This study addresses the challenges in data-driven latent factor discovery for stock return prediction—namely, weak predictive signals, strong noise interference, and difficulty disentangling effective latent structures from handcrafted prior factors. To this end, we propose a Cascaded Residual Hypergraph Neural Network integrated with Temporal Residual Contrastive Learning. Our method models residuals of prior factors, leverages hypergraphs to capture high-order market interdependencies, employs residual mechanisms to suppress noise, and introduces temporal contrastive learning to enhance temporal consistency in latent factor representations. Evaluated on real-world A-share market data, the model significantly outperforms existing state-of-the-art methods. The discovered latent factors exhibit both economic interpretability and robust out-of-sample forecasting performance across time horizons. This work establishes a novel, interpretable, and reusable paradigm for data-driven factor discovery in quantitative finance.

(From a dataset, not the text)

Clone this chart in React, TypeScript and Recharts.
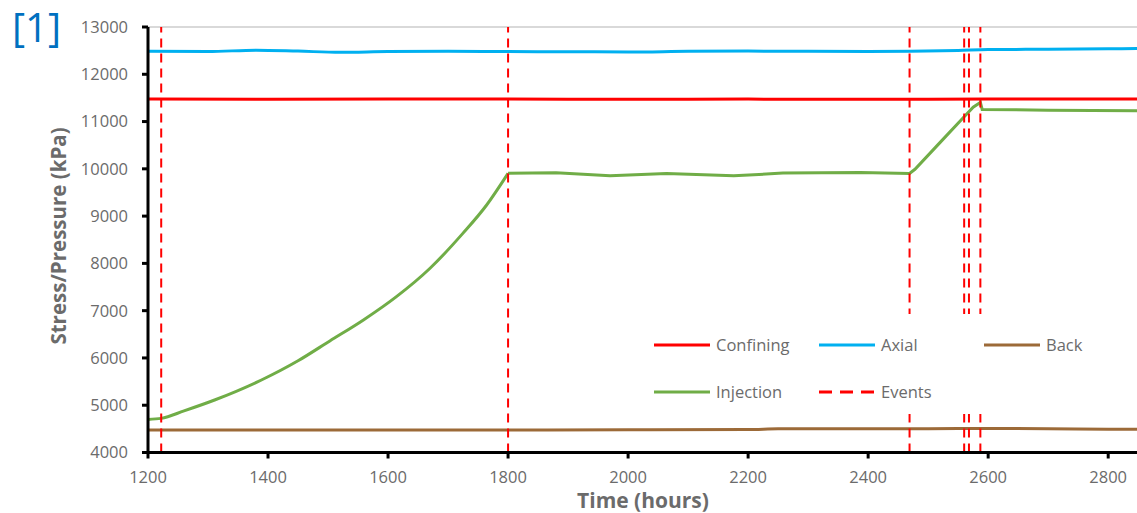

As a fundamental method in economics and finance, the factor model has been extensively utilized in quantitative investment. In recent years, there has been a paradigm shift from traditional linear models with expert-designed factors to more flexible nonlinear machine learning-based models with data-driven factors, aiming to enhance the effectiveness of these factor models. However, due to the low signal-to-noise ratio in market data, mining effective factors in data-driven models remains challenging. In this work, we propose a hypergraph-based factor model with temporal residual contrastive learning (FactorGCL) that employs a hypergraph structure to better capture high-order nonlinear relationships among stock returns and factors. To mine hidden factors that supplement human-designed prior factors for predicting stock returns, we design a cascading residual hypergraph architecture, in which the hidden factors are extracted from the residual information after removing the influence of prior factors. Additionally, we propose a temporal residual contrastive learning method to guide the extraction of effective and comprehensive hidden factors by contrasting stock-specific residual information over different time periods. Our extensive experiments on real stock market data demonstrate that FactorGCL not only outperforms existing state-of-the-art methods but also mines effective hidden factors for predicting stock returns.